ZGC heap size and RSS counters
Aleksey Shipilev
shade at redhat.com
Mon Dec 11 09:36:29 UTC 2017
On 12/11/2017 10:14 AM, Per Liden wrote:
> On 2017-12-11 09:55, Aleksey Shipilev wrote:
>> Hi there,
>>
>> I'm trying ZGC on trivial workloads, and I have a question about footprint. The workload runs with
>> -Xms16g -Xms16g, but the RSS figures are at least 3x larger:
>>
>> VmPeak: 18256721392 kB
>> VmSize: 18256721392 kB
>> VmLck: 0 kB
>> VmPin: 0 kB
>> VmHWM: 50729036 kB
>> VmRSS: 50729036 kB
>> RssAnon: 369700 kB
>> RssFile: 27688 kB
>> RssShmem: 50331648 kB
>>
>> Is this because ZGC maps the same physical space with multiple virtual mappings?

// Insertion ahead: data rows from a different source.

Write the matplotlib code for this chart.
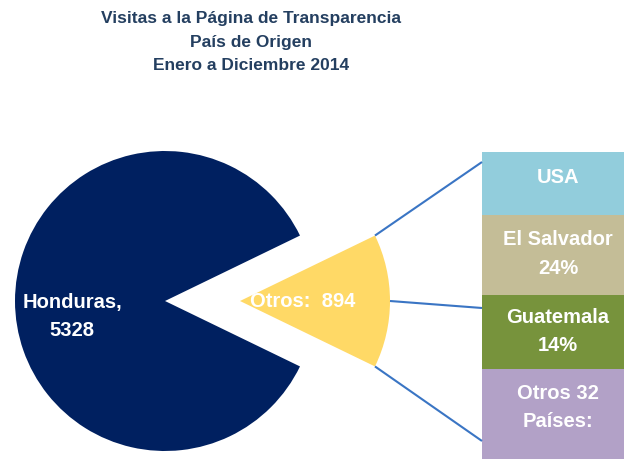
import numpy as np
import matplotlib
matplotlib.use("Agg")
import matplotlib.pyplot as plt
from matplotlib import font_manager

# ---------------- data ----------------
title_lines = ["Visitas a la Página de Transparencia", "País de Origen", "Enero a Diciembre 2014"]
pie_labels = ["Otros", "Honduras"]
pie_values = [894, 5328]
bar_labels = ["USA", "El Salvador\n24%", "Guatemala\n14%", "Otros 32\nPaíses:"]
bar_shares = [20.0, 25.0, 23.5, 31.5]   # relative heights of the stacked bar segments

# ---------------- style ----------------
names = {f.name for f in font_manager.fontManager.ttflist}
fam = [f for f in ["Liberation Sans Narrow", "Liberation Sans", "DejaVu Sans"] if f in names]
plt.rcParams["font.family"] = fam

navy = "#002060"
yellow = "#FFD966"
bar_colors = ["#92CDDC", "#C4BD97", "#77933C", "#B2A1C7"]
line_color = "#3A75C4"
title_color = "#243F60"

W, H = 624, 460
fig = plt.figure(figsize=(W / 100, H / 100), dpi=100)
ax = fig.add_axes([0, 0, 1, 1])

# pie in pixel coordinates
cx, cy, R = 165, 302, 150
explode_frac = 0.5
otros_frac = pie_values[0] / sum(pie_values)
half = otros_frac * 360 / 2
wedges, _ = ax.pie(pie_values, colors=[yellow, navy], startangle=-half,
                   center=(cx, cy), radius=R, explode=[explode_frac * R, 0.0],
                   wedgeprops=dict(linewidth=0))
ax.set_xlim(0, W)
ax.set_ylim(H, 0)
ax.set_aspect("auto")
ax.axis("off")

# exploded wedge geometry
ex = cx + explode_frac * R
ey = cy
a = np.deg2rad(half)
top_corner = (ex + R * np.cos(a), ey - R * np.sin(a))
bot_corner = (ex + R * np.cos(a), ey + R * np.sin(a))
arc_mid = (ex + R, ey)

# stacked bar
bx0, bw, btop, bh = 482, 156, 153, 317
scale = bh / sum(bar_shares)
bottom = btop
for s, c in zip(bar_shares, bar_colors):
    ax.bar(bx0, s * scale, width=bw, bottom=bottom, align="edge", color=c, linewidth=0)
    bottom += s * scale

# connector lines
targets = [163, 309, 442]
for (px, py), ty in zip([top_corner, arc_mid, bot_corner], targets):
    ax.plot([px, bx0], [py, ty], color=line_color, lw=1.5, solid_capstyle="butt")

# title
for i, t in enumerate(title_lines):
    fig.text(251 / W, 1 - (18 + 24 * i) / H, t, ha="center", va="center",
             fontsize=12.5, fontweight="bold", color=title_color)

# pie labels
fs = 14.5
ax.text(72, 317, "Honduras,\n5328", ha="center", va="center", color="white",
        fontsize=fs, fontweight="bold", linespacing=1.6)
ax.text(303, 302, "Otros:  894", ha="center", va="center", color="white",
        fontsize=fs, fontweight="bold")

# bar labels
label_y = [178, 254, 332, 408]
for lab, y in zip(bar_labels, label_y):
    ax.text(558, y, lab, ha="center", va="center", color="white",
            fontsize=fs, fontweight="bold", linespacing=1.6)

fig.savefig("out.png", dpi=100)
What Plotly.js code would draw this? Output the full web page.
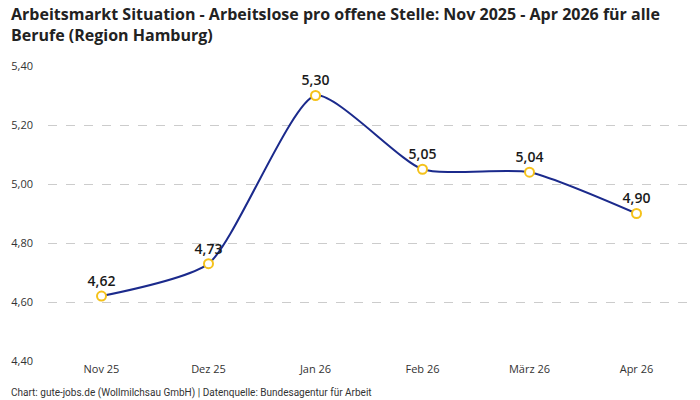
<!DOCTYPE html>
<html>
<head>
<meta charset="utf-8">
<script src="https://cdn.plot.ly/plotly-3.0.1.min.js"></script>
<style>html,body{margin:0;padding:0;background:#fff;}#chart{width:700px;height:400px;}</style>
</head>
<body>
<div id="chart"></div>
<script>
const categories = ["Nov 25", "Dez 25", "Jan 26", "Feb 26", "März 26", "Apr 26"];
const values = [4.62, 4.73, 5.30, 5.05, 5.04, 4.90];
const yTicks = [4.40, 4.60, 4.80, 5.00, 5.20, 5.40];
const titleText = "Arbeitsmarkt Situation - Arbeitslose pro offene Stelle: Nov 2025 - Apr 2026 für alle<br>Berufe (Region Hamburg)";
const footerText = "Chart: gute-jobs.de (Wollmilchsau GmbH) | Datenquelle: Bundesagentur für Arbeit";

const font = "'Open Sans', Roboto, sans-serif";
const smallFont = "Roboto, 'Open Sans', sans-serif";

const trace = {
  x: categories,
  y: values,
  type: "scatter",
  mode: "lines+markers+text",
  line: {color: "#1b2a8c", width: 2, shape: "spline", smoothing: 0.6},
  marker: {size: 9, color: "#ffffff", line: {color: "#f5c21b", width: 2}},
  text: values.map(v => v.toFixed(2).replace(".", ",")),
  textposition: "top center",
  textfont: {family: font, size: 14, color: "#1a1a1a", weight: 600},
  cliponaxis: false,
  hoverinfo: "none"
};

const layout = {
  width: 700, height: 400,
  margin: {l: 48, r: 10, t: 66, b: 39},
  paper_bgcolor: "#fff", plot_bgcolor: "#fff",
  separators: ",.",
  showlegend: false,
  font: {family: font, color: "#333"},
  xaxis: {
    type: "category",
    range: [-0.5, 5.5],
    showgrid: false, zeroline: false, showline: false,
    ticks: "",
    tickfont: {family: font, size: 11, color: "#333"},
    fixedrange: true
  },
  yaxis: {
    range: [4.4, 5.4],
    tickvals: yTicks,
    tickformat: ".2f",
    showgrid: true, gridcolor: "#cccccc", griddash: "dash", gridwidth: 1,
    zeroline: false, showline: false,
    ticks: "", ticklabelstandoff: 14,
    tickfont: {family: font, size: 11, color: "#333"},
    fixedrange: true
  },
  annotations: [{
    text: "<b>" + titleText + "</b>",
    xref: "paper", yref: "paper",
    x: -0.061, y: 1.22, xanchor: "left", yanchor: "top", align: "left",
    showarrow: false,
    font: {family: font, size: 16, color: "#222"}
  }, {
    text: footerText,
    xref: "paper", yref: "paper",
    x: -0.061, y: -0.1085, xanchor: "left", yanchor: "middle", align: "left",
    showarrow: false,
    font: {family: smallFont, size: 10, color: "#333"}
  }]
};

Plotly.newPlot("chart", [trace], layout, {displayModeBar: false, staticPlot: true});
</script>
</body>
</html>
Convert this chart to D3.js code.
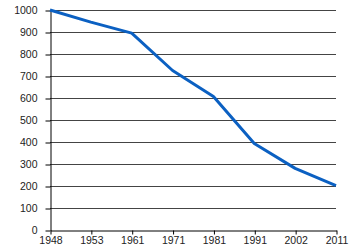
<!DOCTYPE html>
<html>
<head>
<meta charset="utf-8">
<script src="https://cdn.jsdelivr.net/npm/d3@7"></script>
<style>
  body { margin: 0; background: #fff; }
  svg text { font-family: "Liberation Sans", Arial, sans-serif; font-size: 10.5px; fill: #222; }
</style>
</head>
<body>
<div id="chart"></div>
<script>
const years = ["1948", "1953", "1961", "1971", "1981", "1991", "2002", "2011"];
const values = [1000, 945, 895, 725, 607, 393, 280, 202];
const yTicks = [0, 100, 200, 300, 400, 500, 600, 700, 800, 900, 1000];

const width = 350;
const height = 250;
const margin = {top: 10, right: 14, bottom: 20, left: 50};

const svg = d3.select("#chart")
    .append("svg")
    .attr("width", width)
    .attr("height", height);

const x = d3.scalePoint()
    .domain(years)
    .range([margin.left, width - margin.right]);

const y = d3.scaleLinear()
    .domain([0, 1000])
    .range([height - margin.bottom, margin.top]);

// grid lines
svg.append("g")
    .selectAll("line")
    .data(yTicks.slice(1))
    .join("line")
        .attr("x1", margin.left)
        .attr("x2", width - margin.right)
        .attr("y1", d => Math.round(y(d)) + 0.5)
        .attr("y2", d => Math.round(y(d)) + 0.5)
        .attr("stroke", "#444")
        .attr("stroke-width", 1);

function yAxis(g) {
    g.attr("transform", `translate(${margin.left + 0.5}, 0.5)`)
        .call(d3.axisLeft(y).tickValues(yTicks).tickFormat(d3.format("d")).tickSize(5).tickPadding(8).tickSizeOuter(0))
        .call(g => g.select(".domain").attr("stroke", "#000"))
        .call(g => g.selectAll(".tick line").attr("stroke", "#000"))
        .call(g => g.selectAll("text").attr("font-size", null).attr("font-family", null));
}

function xAxis(g) {
    g.attr("transform", `translate(0.5, ${height - margin.bottom + 0.5})`)
        .call(d3.axisBottom(x).tickSize(4).tickPadding(2).tickSizeOuter(0))
        .call(g => g.select(".domain").attr("stroke", "#000"))
        .call(g => g.selectAll(".tick line").attr("stroke", "#000"))
        .call(g => g.selectAll("text").attr("font-size", null).attr("font-family", null));
}

svg.append("g").call(xAxis);
svg.append("g").call(yAxis);

const line = d3.line()
    .x((d, i) => x(years[i]))
    .y(d => y(d));

svg.append("path")
    .datum(values)
    .attr("fill", "none")
    .attr("stroke", "#0b60c2")
    .attr("stroke-width", 3)
    .attr("stroke-linejoin", "round")
    .attr("d", line);
</script>
</body>
</html>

Or is it a bug?
>
> The kernel's RSS accounting is flaky at best, and varies depending on if you're using small or large
> pages (and it can also vary depending on which kernel version you're using).
>
> On Linux/x86_64, we map the heap in three different locations. When using small pages, you'll
> typically see that the same physical page will incorrectly be accounted for three times instead of
> once. On the other hand, when using large pages, you'll typically see a different behavior, as it's
> accounted to the hugetlbfs inode and not the process.
>
> In summary, it's not a bug in ZGC, but more a limitation in Linux's accounting.
Understood, that's what I thought. Do you think that is the problem in lieu of pervasive use of
containers that allocate/limit resources based on RSS?